Sources close to the organisers estimated the crowd at more than 1 million. Hezbollah deputy chief Sheikh Naim Kassem had said before the protests the campaign would continue until Siniora's cabinet fell.

''This government will not take Lebanon to the abyss. We have several steps if this government does not respond but I tell them you will not be able to rule Lebanon with an American administration,'' he told Hezbollah's al-Manar television. ''NEGLIGENT GOVERNMENT'' Hezbollah has been at loggerheads with Siniora's government over what it says was its failure to back the group during the July-August war with Israel.

''The government was negligent during the war. That's why we want a national unity government,'' said resident Ali Aboud.

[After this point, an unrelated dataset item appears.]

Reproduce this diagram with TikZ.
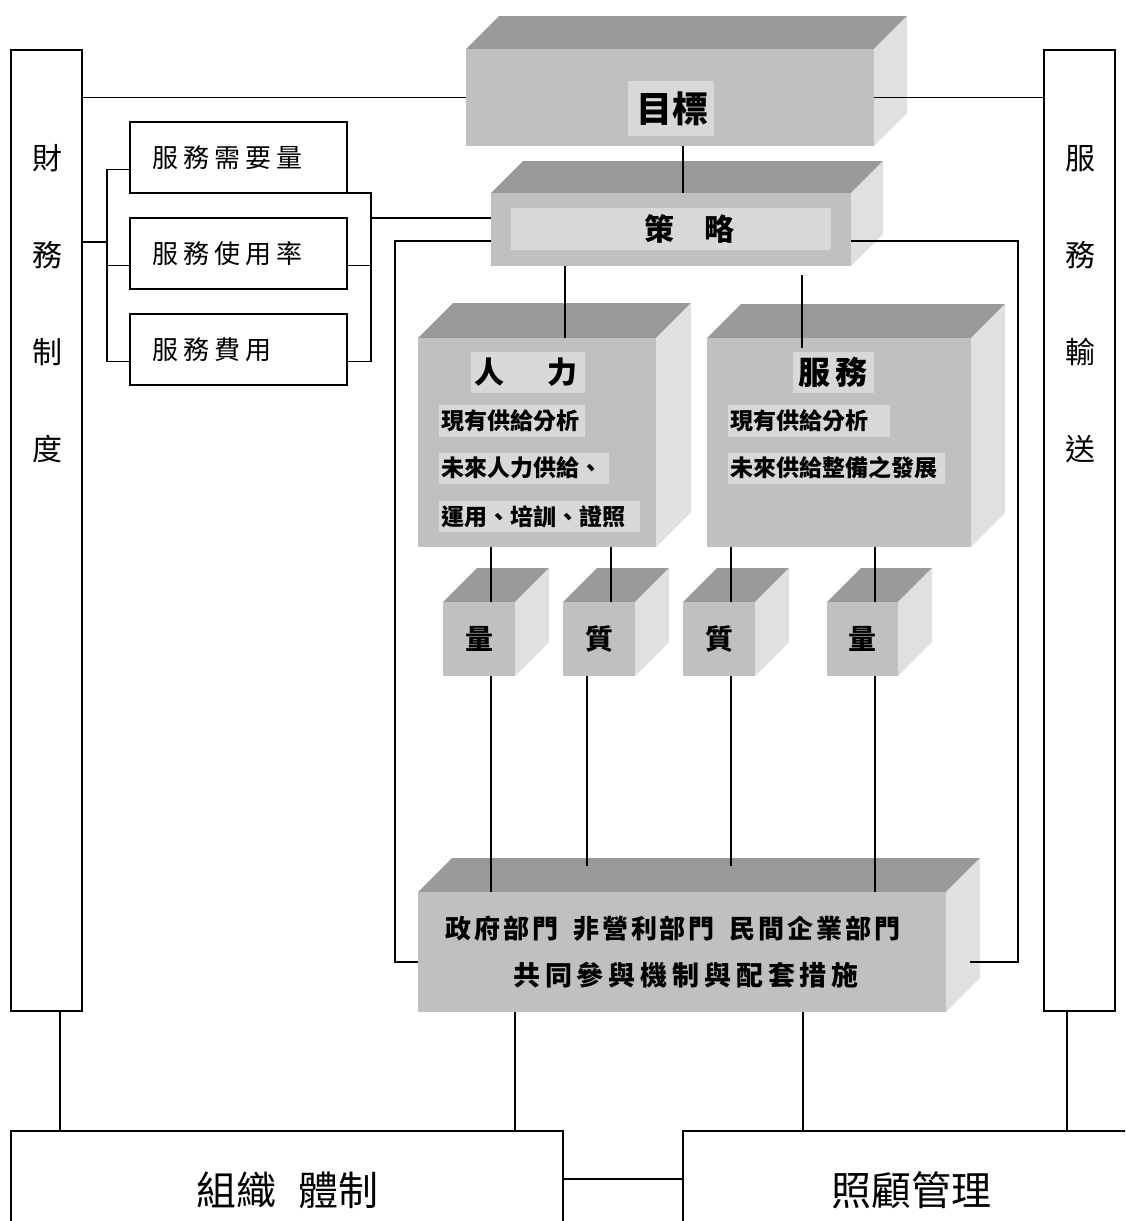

''We're here to bring down the government. We, the resistance, don't want any influence from the United States,'' opposition supporter Najwa Bouhamdan, 41, said.

Siniora said yesterday his government would not quit. The anti-Syrian politicians who control the cabinet say the Shi'ite Muslim group and its allies want to stage a coup.

The government was weakened last month by the resignation of six opposition ministers and the November 21 assassination of anti-Syrian Christian cabinet minister Pierre Gemayel.

His funeral drew tens of thousands into central Beirut, with many mourners accusing Damascus of being behind the killing.

Druze leader Walid Jumblatt, the most prominent anti-Syrian leader, urged supporters to remain calm and avoid street confrontations. He said Hezbollah wanted to install Syrian and Iranian tutelage over the country.

''We will remain steadfast,'' he told a news conference on Friday. ''We will confront (the opposition) calmly. We will remain in our houses and fly the Lebanese flags ... We will wait for a month, for two months ... and watch them.'' Many Lebanese fear protests could turn violent. Tension between Sunnis and Shi'ites is high, as is bad feeling between Christians who support leaders allied to the rival camps.

The anti-Syrian camp accuses the opposition of trying to derail an international tribunal to try suspects in the assassination of former Prime Minister Rafik al-Hariri, whose killing in 2005 many blame on Damascus.

Syria denied involvement but was forced to pull its troops out of Lebanon in April 2005 by international pressure led by the United States and France and huge anti-Syrian protests.

A UN inquiry has implicated Syrian and Lebanese security officials in the killing.